_The problem_
Reproduce the data below in full and exclude every picture.

_Supplied data_
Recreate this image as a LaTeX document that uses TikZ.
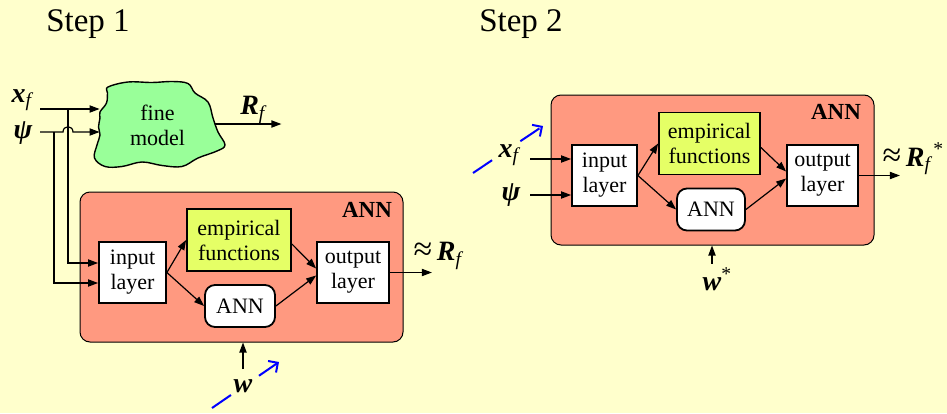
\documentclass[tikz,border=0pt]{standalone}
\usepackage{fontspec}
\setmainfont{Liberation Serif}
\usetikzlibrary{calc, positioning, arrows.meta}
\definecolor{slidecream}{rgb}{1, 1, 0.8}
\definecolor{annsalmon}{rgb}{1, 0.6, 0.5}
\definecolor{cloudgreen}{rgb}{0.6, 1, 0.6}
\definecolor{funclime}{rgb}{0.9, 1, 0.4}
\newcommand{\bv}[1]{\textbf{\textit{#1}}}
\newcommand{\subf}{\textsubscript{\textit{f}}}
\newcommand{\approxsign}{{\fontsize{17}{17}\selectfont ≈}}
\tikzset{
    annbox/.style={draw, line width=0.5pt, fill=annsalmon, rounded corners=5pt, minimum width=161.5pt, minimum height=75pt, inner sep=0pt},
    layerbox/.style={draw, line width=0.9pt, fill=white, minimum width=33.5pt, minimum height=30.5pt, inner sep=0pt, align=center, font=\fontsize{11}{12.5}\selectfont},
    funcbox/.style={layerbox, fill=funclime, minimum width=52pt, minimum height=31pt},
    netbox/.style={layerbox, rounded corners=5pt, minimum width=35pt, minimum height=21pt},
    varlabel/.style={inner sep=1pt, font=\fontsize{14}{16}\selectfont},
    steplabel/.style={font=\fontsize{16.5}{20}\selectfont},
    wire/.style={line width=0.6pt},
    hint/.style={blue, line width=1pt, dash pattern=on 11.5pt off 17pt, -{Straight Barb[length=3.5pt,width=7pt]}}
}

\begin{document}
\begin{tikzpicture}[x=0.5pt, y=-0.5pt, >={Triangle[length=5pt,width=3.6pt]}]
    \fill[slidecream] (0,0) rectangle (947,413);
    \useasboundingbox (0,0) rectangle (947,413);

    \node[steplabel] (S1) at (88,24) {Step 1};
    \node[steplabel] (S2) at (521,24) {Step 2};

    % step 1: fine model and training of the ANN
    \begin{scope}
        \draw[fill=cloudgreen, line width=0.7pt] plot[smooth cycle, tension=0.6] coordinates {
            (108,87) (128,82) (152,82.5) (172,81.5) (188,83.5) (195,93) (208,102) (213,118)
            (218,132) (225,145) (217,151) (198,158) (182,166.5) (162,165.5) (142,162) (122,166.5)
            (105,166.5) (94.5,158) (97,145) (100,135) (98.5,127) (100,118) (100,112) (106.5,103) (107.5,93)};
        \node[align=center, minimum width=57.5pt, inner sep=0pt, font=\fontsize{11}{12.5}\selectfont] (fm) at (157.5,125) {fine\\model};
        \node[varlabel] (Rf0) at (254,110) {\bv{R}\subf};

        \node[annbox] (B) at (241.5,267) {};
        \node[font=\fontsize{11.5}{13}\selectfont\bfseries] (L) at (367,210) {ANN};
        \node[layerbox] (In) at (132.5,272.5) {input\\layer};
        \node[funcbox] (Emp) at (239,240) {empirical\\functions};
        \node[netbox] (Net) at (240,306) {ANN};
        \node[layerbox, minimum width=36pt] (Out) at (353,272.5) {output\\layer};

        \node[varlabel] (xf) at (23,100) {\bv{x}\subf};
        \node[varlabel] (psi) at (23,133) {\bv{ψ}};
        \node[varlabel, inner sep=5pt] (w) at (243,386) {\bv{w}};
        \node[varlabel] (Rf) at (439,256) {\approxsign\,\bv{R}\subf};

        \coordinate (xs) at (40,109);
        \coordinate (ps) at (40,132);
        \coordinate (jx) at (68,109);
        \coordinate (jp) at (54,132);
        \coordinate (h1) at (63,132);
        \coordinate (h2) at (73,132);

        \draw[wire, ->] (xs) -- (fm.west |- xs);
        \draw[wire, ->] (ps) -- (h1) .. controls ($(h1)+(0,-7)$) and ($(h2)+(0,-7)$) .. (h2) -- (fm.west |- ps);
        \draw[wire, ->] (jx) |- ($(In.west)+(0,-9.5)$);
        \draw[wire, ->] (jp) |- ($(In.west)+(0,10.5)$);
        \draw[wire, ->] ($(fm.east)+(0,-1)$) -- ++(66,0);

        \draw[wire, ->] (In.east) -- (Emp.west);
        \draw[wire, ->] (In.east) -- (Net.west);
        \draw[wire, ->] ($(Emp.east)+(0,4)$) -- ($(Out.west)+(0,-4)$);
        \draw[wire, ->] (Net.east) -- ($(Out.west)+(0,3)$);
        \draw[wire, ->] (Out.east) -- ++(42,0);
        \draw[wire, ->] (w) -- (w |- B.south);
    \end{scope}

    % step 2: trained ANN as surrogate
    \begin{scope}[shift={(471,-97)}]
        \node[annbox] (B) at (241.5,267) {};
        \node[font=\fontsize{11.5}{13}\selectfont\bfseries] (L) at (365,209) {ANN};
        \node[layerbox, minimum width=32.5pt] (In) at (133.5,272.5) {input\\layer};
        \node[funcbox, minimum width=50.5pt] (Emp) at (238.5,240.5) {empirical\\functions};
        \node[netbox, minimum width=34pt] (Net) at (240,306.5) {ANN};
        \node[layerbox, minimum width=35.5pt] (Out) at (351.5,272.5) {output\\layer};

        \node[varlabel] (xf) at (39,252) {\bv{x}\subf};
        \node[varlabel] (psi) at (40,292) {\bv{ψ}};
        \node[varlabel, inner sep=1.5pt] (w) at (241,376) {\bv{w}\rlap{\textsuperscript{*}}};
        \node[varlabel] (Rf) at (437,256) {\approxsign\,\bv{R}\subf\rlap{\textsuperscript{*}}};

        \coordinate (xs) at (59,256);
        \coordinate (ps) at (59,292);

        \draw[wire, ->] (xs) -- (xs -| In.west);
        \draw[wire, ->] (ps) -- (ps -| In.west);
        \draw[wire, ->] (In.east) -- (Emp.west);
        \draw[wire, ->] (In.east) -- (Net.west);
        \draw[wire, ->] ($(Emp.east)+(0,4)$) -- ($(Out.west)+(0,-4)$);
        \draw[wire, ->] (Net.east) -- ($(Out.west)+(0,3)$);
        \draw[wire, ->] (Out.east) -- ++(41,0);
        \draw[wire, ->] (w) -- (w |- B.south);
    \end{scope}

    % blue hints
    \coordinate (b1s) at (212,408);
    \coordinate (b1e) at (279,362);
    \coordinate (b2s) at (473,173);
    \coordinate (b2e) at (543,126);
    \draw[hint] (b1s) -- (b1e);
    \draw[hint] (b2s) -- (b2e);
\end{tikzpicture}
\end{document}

_Final result_
Recreate this image as a LaTeX document that uses TikZ.
\documentclass[tikz,border=0pt]{standalone}
\usepackage{fontspec}
\setmainfont{Liberation Serif}
\usetikzlibrary{calc, positioning, arrows.meta}
\definecolor{slidecream}{rgb}{1, 1, 0.8}
\definecolor{annsalmon}{rgb}{1, 0.6, 0.5}
\definecolor{cloudgreen}{rgb}{0.6, 1, 0.6}
\definecolor{funclime}{rgb}{0.9, 1, 0.4}
\newcommand{\bv}[1]{\textbf{\textit{#1}}}
\newcommand{\subf}{\textsubscript{\textit{f}}}
\newcommand{\approxsign}{{\fontsize{17}{17}\selectfont ≈}}
\tikzset{
    annbox/.style={draw, line width=0.5pt, fill=annsalmon, rounded corners=5pt, minimum width=161.5pt, minimum height=75pt, inner sep=0pt},
    layerbox/.style={draw, line width=0.9pt, fill=white, minimum width=33.5pt, minimum height=30.5pt, inner sep=0pt, align=center, font=\fontsize{11}{12.5}\selectfont},
    funcbox/.style={layerbox, fill=funclime, minimum width=52pt, minimum height=31pt},
    netbox/.style={layerbox, rounded corners=5pt, minimum width=35pt, minimum height=21pt},
    varlabel/.style={inner sep=1pt, font=\fontsize{14}{16}\selectfont},
    steplabel/.style={font=\fontsize{16.5}{20}\selectfont},
    wire/.style={line width=0.6pt},
    hint/.style={blue, line width=1pt, dash pattern=on 11.5pt off 17pt, -{Straight Barb[length=3.5pt,width=7pt]}}
}

\begin{document}
\begin{tikzpicture}[x=0.5pt, y=-0.5pt, >={Triangle[length=5pt,width=3.6pt]}]
    \fill[slidecream] (0,0) rectangle (947,413);
    \useasboundingbox (0,0) rectangle (947,413);

    \node[steplabel] (S1) at (88,24) {Step 1};
    \node[steplabel] (S2) at (521,24) {Step 2};

    % step 1: fine model and training of the ANN
    \begin{scope}
        \draw[fill=cloudgreen, line width=0.7pt] plot[smooth cycle, tension=0.6] coordinates {
            (108,87) (128,82) (152,82.5) (172,81.5) (188,83.5) (195,93) (208,102) (213,118)
            (218,132) (225,145) (217,151) (198,158) (182,166.5) (162,165.5) (142,162) (122,166.5)
            (105,166.5) (94.5,158) (97,145) (100,135) (98.5,127) (100,118) (100,112) (106.5,103) (107.5,93)};
        \node[align=center, minimum width=57.5pt, inner sep=0pt, font=\fontsize{11}{12.5}\selectfont] (fm) at (157.5,125) {fine\\model};
        \node[varlabel] (Rf0) at (254,110) {\bv{R}\subf};

        \node[annbox] (B) at (241.5,267) {};
        \node[font=\fontsize{11.5}{13}\selectfont\bfseries] (L) at (367,210) {ANN};
        \node[layerbox] (In) at (132.5,272.5) {input\\layer};
        \node[funcbox] (Emp) at (239,240) {empirical\\functions};
        \node[netbox] (Net) at (240,306) {ANN};
        \node[layerbox, minimum width=36pt] (Out) at (353,272.5) {output\\layer};

        \node[varlabel] (xf) at (23,100) {\bv{x}\subf};
        \node[varlabel] (psi) at (23,133) {\bv{ψ}};
        \node[varlabel, inner sep=5pt] (w) at (243,386) {\bv{w}};
        \node[varlabel] (Rf) at (439,256) {\approxsign\,\bv{R}\subf};

        \coordinate (xs) at (40,109);
        \coordinate (ps) at (40,132);
        \coordinate (jx) at (68,109);
        \coordinate (jp) at (54,132);
        \coordinate (h1) at (63,132);
        \coordinate (h2) at (73,132);

        \draw[wire, ->] (xs) -- (fm.west |- xs);
        \draw[wire, ->] (ps) -- (h1) .. controls ($(h1)+(0,-7)$) and ($(h2)+(0,-7)$) .. (h2) -- (fm.west |- ps);
        \draw[wire, ->] (jx) |- ($(In.west)+(0,-9.5)$);
        \draw[wire, ->] (jp) |- ($(In.west)+(0,10.5)$);
        \draw[wire, ->] ($(fm.east)+(0,-1)$) -- ++(66,0);

        \draw[wire, ->] (In.east) -- (Emp.west);
        \draw[wire, ->] (In.east) -- (Net.west);
        \draw[wire, ->] ($(Emp.east)+(0,4)$) -- ($(Out.west)+(0,-4)$);
        \draw[wire, ->] (Net.east) -- ($(Out.west)+(0,3)$);
        \draw[wire, ->] (Out.east) -- ++(42,0);
        \draw[wire, ->] (w) -- (w |- B.south);
    \end{scope}

    % step 2: trained ANN as surrogate
    \begin{scope}[shift={(471,-97)}]
        \node[annbox] (B) at (241.5,267) {};
        \node[font=\fontsize{11.5}{13}\selectfont\bfseries] (L) at (365,209) {ANN};
        \node[layerbox, minimum width=32.5pt] (In) at (133.5,272.5) {input\\layer};
        \node[funcbox, minimum width=50.5pt] (Emp) at (238.5,240.5) {empirical\\functions};
        \node[netbox, minimum width=34pt] (Net) at (240,306.5) {ANN};
        \node[layerbox, minimum width=35.5pt] (Out) at (351.5,272.5) {output\\layer};

        \node[varlabel] (xf) at (39,252) {\bv{x}\subf};
        \node[varlabel] (psi) at (40,292) {\bv{ψ}};
        \node[varlabel, inner sep=1.5pt] (w) at (241,376) {\bv{w}\rlap{\textsuperscript{*}}};
        \node[varlabel] (Rf) at (437,256) {\approxsign\,\bv{R}\subf\rlap{\textsuperscript{*}}};

        \coordinate (xs) at (59,256);
        \coordinate (ps) at (59,292);

        \draw[wire, ->] (xs) -- (xs -| In.west);
        \draw[wire, ->] (ps) -- (ps -| In.west);
        \draw[wire, ->] (In.east) -- (Emp.west);
        \draw[wire, ->] (In.east) -- (Net.west);
        \draw[wire, ->] ($(Emp.east)+(0,4)$) -- ($(Out.west)+(0,-4)$);
        \draw[wire, ->] (Net.east) -- ($(Out.west)+(0,3)$);
        \draw[wire, ->] (Out.east) -- ++(41,0);
        \draw[wire, ->] (w) -- (w |- B.south);
    \end{scope}

    % blue hints
    \coordinate (b1s) at (212,408);
    \coordinate (b1e) at (279,362);
    \coordinate (b2s) at (473,173);
    \coordinate (b2e) at (543,126);
    \draw[hint] (b1s) -- (b1e);
    \draw[hint] (b2s) -- (b2e);
\end{tikzpicture}
\end{document}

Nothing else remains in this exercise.